** BEGIN RECORDED INFORMATION **

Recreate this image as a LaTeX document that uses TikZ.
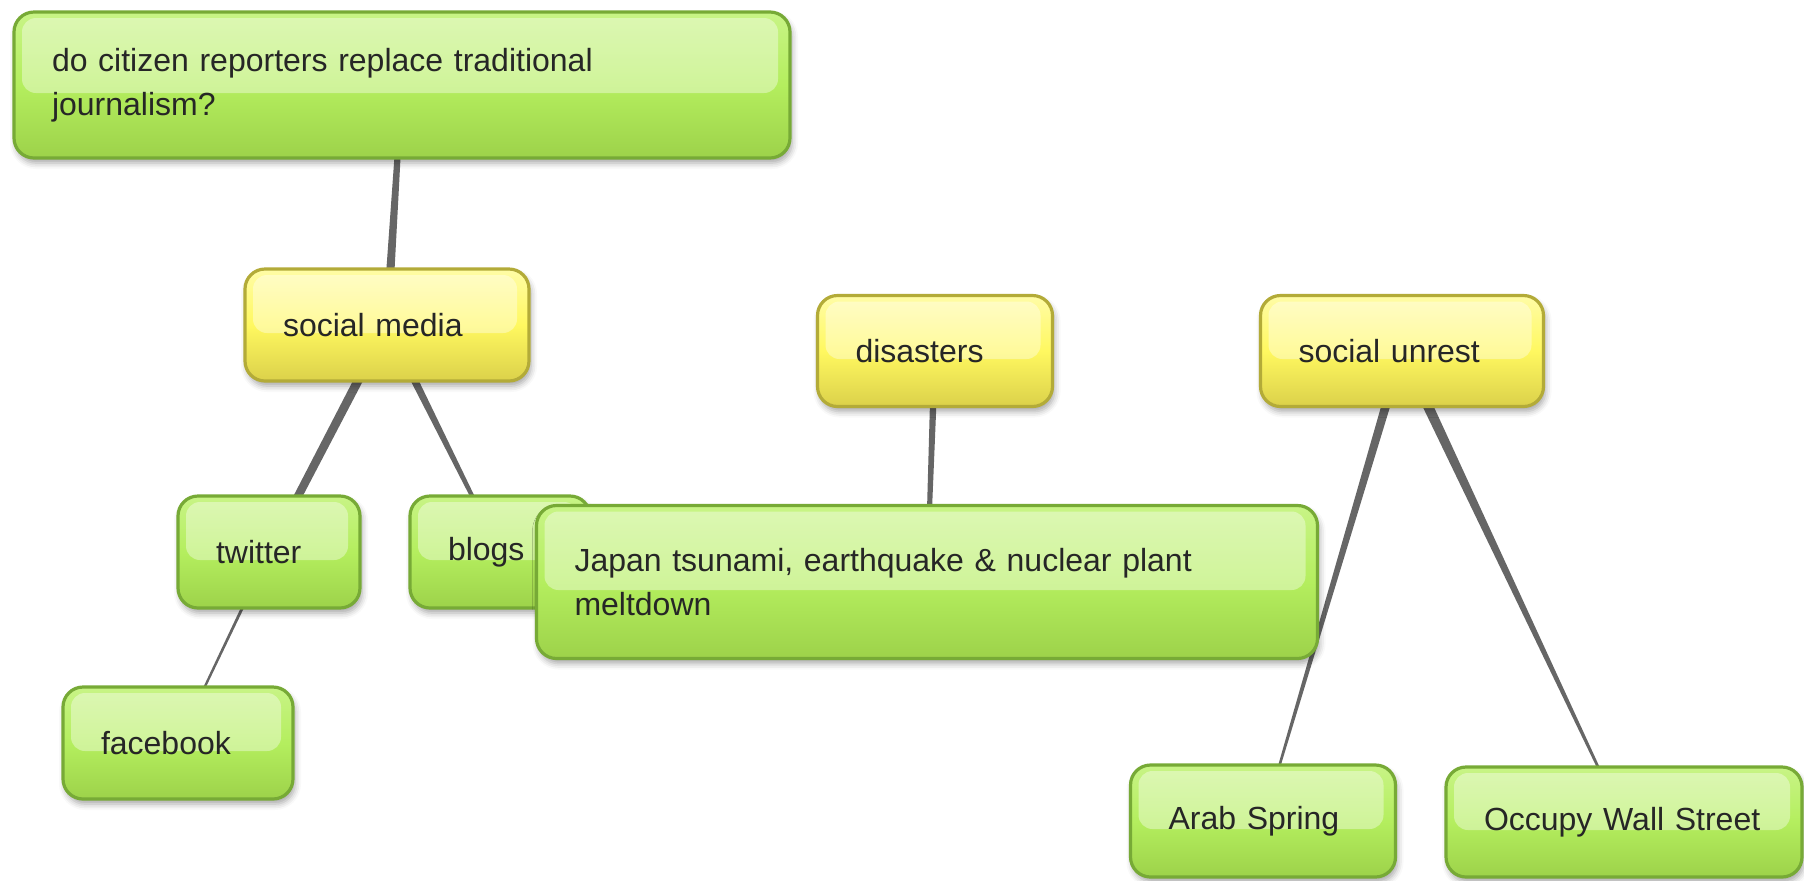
\documentclass[tikz,border=0pt]{standalone}
\usepackage{fontspec}
\setmainfont{Liberation Sans}
\usetikzlibrary{positioning,calc,shadows.blur,backgrounds}

\definecolor{leafline}{HTML}{77AA36}
\definecolor{leaftop}{HTML}{C8F486}
\definecolor{leafmid}{HTML}{B4EE5E}
\definecolor{leafbot}{HTML}{9DD24A}
\definecolor{topicline}{HTML}{B3AB38}
\definecolor{topictop}{HTML}{FFFCA6}
\definecolor{topicmid}{HTML}{FFF860}
\definecolor{topicbot}{HTML}{DBD14A}
\definecolor{labelgray}{HTML}{262626}
\definecolor{linkgray}{HTML}{666666}

\newcommand{\tapered}[4]{%
  \fill[link] ($(#1)!#3!90:(#2)$) -- ($(#2)!#4!-90:(#1)$)
    -- ($(#2)!#4!90:(#1)$) -- ($(#1)!#3!-90:(#2)$) -- cycle;}

\begin{document}
\begin{tikzpicture}[x=0.5pt,y=-0.5pt,
  bubble/.style={rounded corners=10pt,line width=1.6pt,align=left,
    inner xsep=19pt,inner ysep=0pt,text=labelgray,
    font=\fontsize{16}{22}\selectfont,
    blur shadow={shadow xshift=1pt,shadow yshift=-2.5pt,shadow opacity=35,shadow blur radius=3pt},
    path picture={\fill[white,opacity=.38,rounded corners=7pt]
      ([shift={(4pt,-3pt)}]path picture bounding box.north west) rectangle
      ([shift={(-6pt,-4pt)}]path picture bounding box.east);}},
  leaf/.style={bubble,draw=leafline,top color=leaftop,bottom color=leafbot,middle color=leafmid},
  topic/.style={bubble,draw=topicline,top color=topictop,bottom color=topicbot,middle color=topicmid},
  link/.style={fill=linkgray}]
\useasboundingbox (0,0) rectangle (1804,880);

\node[leaf,text width=350pt,minimum height=73pt] (question) at (402,85)
  {do citizen reporters replace traditional\\journalism?};
\node[topic,text width=104pt,minimum height=56pt] (media) at (387,325) {social media};
\node[leaf,text width=53pt,minimum height=56pt] (twitter) at (269,552) {twitter};
\node[leaf,text width=52pt,minimum height=56pt] (blogs) at (500,552) {blogs};
\node[leaf,text width=77pt,minimum height=56pt] (facebook) at (178,743) {facebook};
\node[topic,text width=79.5pt,minimum height=55.5pt] (disasters) at (935,351) {disasters};
\node[leaf,text width=352.5pt,minimum height=76.5pt] (japan) at (927,582)
  {Japan tsunami, earthquake \& nuclear plant\\meltdown};
\node[topic,text width=103.5pt,minimum height=55.5pt] (unrest) at (1402,351) {social unrest};
\node[leaf,text width=94.5pt,minimum height=56pt] (arab) at (1263,821) {Arab Spring};
\node[leaf,text width=140pt,minimum height=55pt] (occupy) at (1624,822) {Occupy Wall Street};

% tapered links, behind the bubbles
\begin{scope}[on background layer]
  \tapered{question}{media}{1.2pt}{2.3pt}
  \tapered{media}{twitter}{2.3pt}{2pt}
  \tapered{media}{blogs}{2.2pt}{0.7pt}
  \tapered{twitter}{facebook}{0.8pt}{0.5pt}
  \tapered{disasters}{japan}{1.8pt}{1pt}
  \tapered{unrest}{arab}{2.4pt}{0.4pt}
  \tapered{unrest}{occupy}{2.8pt}{0.4pt}
\end{scope}
\end{tikzpicture}
\end{document}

** END RECORDED INFORMATION **

• [WORK TO DO]
Make an exact copy of the whole listing, but don't bring over any pictures.

• [EXERCISE RESULT]
Recreate this image as a LaTeX document that uses TikZ.
\documentclass[tikz,border=0pt]{standalone}
\usepackage{fontspec}
\setmainfont{Liberation Sans}
\usetikzlibrary{positioning,calc,shadows.blur,backgrounds}

\definecolor{leafline}{HTML}{77AA36}
\definecolor{leaftop}{HTML}{C8F486}
\definecolor{leafmid}{HTML}{B4EE5E}
\definecolor{leafbot}{HTML}{9DD24A}
\definecolor{topicline}{HTML}{B3AB38}
\definecolor{topictop}{HTML}{FFFCA6}
\definecolor{topicmid}{HTML}{FFF860}
\definecolor{topicbot}{HTML}{DBD14A}
\definecolor{labelgray}{HTML}{262626}
\definecolor{linkgray}{HTML}{666666}

\newcommand{\tapered}[4]{%
  \fill[link] ($(#1)!#3!90:(#2)$) -- ($(#2)!#4!-90:(#1)$)
    -- ($(#2)!#4!90:(#1)$) -- ($(#1)!#3!-90:(#2)$) -- cycle;}

\begin{document}
\begin{tikzpicture}[x=0.5pt,y=-0.5pt,
  bubble/.style={rounded corners=10pt,line width=1.6pt,align=left,
    inner xsep=19pt,inner ysep=0pt,text=labelgray,
    font=\fontsize{16}{22}\selectfont,
    blur shadow={shadow xshift=1pt,shadow yshift=-2.5pt,shadow opacity=35,shadow blur radius=3pt},
    path picture={\fill[white,opacity=.38,rounded corners=7pt]
      ([shift={(4pt,-3pt)}]path picture bounding box.north west) rectangle
      ([shift={(-6pt,-4pt)}]path picture bounding box.east);}},
  leaf/.style={bubble,draw=leafline,top color=leaftop,bottom color=leafbot,middle color=leafmid},
  topic/.style={bubble,draw=topicline,top color=topictop,bottom color=topicbot,middle color=topicmid},
  link/.style={fill=linkgray}]
\useasboundingbox (0,0) rectangle (1804,880);

\node[leaf,text width=350pt,minimum height=73pt] (question) at (402,85)
  {do citizen reporters replace traditional\\journalism?};
\node[topic,text width=104pt,minimum height=56pt] (media) at (387,325) {social media};
\node[leaf,text width=53pt,minimum height=56pt] (twitter) at (269,552) {twitter};
\node[leaf,text width=52pt,minimum height=56pt] (blogs) at (500,552) {blogs};
\node[leaf,text width=77pt,minimum height=56pt] (facebook) at (178,743) {facebook};
\node[topic,text width=79.5pt,minimum height=55.5pt] (disasters) at (935,351) {disasters};
\node[leaf,text width=352.5pt,minimum height=76.5pt] (japan) at (927,582)
  {Japan tsunami, earthquake \& nuclear plant\\meltdown};
\node[topic,text width=103.5pt,minimum height=55.5pt] (unrest) at (1402,351) {social unrest};
\node[leaf,text width=94.5pt,minimum height=56pt] (arab) at (1263,821) {Arab Spring};
\node[leaf,text width=140pt,minimum height=55pt] (occupy) at (1624,822) {Occupy Wall Street};

% tapered links, behind the bubbles
\begin{scope}[on background layer]
  \tapered{question}{media}{1.2pt}{2.3pt}
  \tapered{media}{twitter}{2.3pt}{2pt}
  \tapered{media}{blogs}{2.2pt}{0.7pt}
  \tapered{twitter}{facebook}{0.8pt}{0.5pt}
  \tapered{disasters}{japan}{1.8pt}{1pt}
  \tapered{unrest}{arab}{2.4pt}{0.4pt}
  \tapered{unrest}{occupy}{2.8pt}{0.4pt}
\end{scope}
\end{tikzpicture}
\end{document}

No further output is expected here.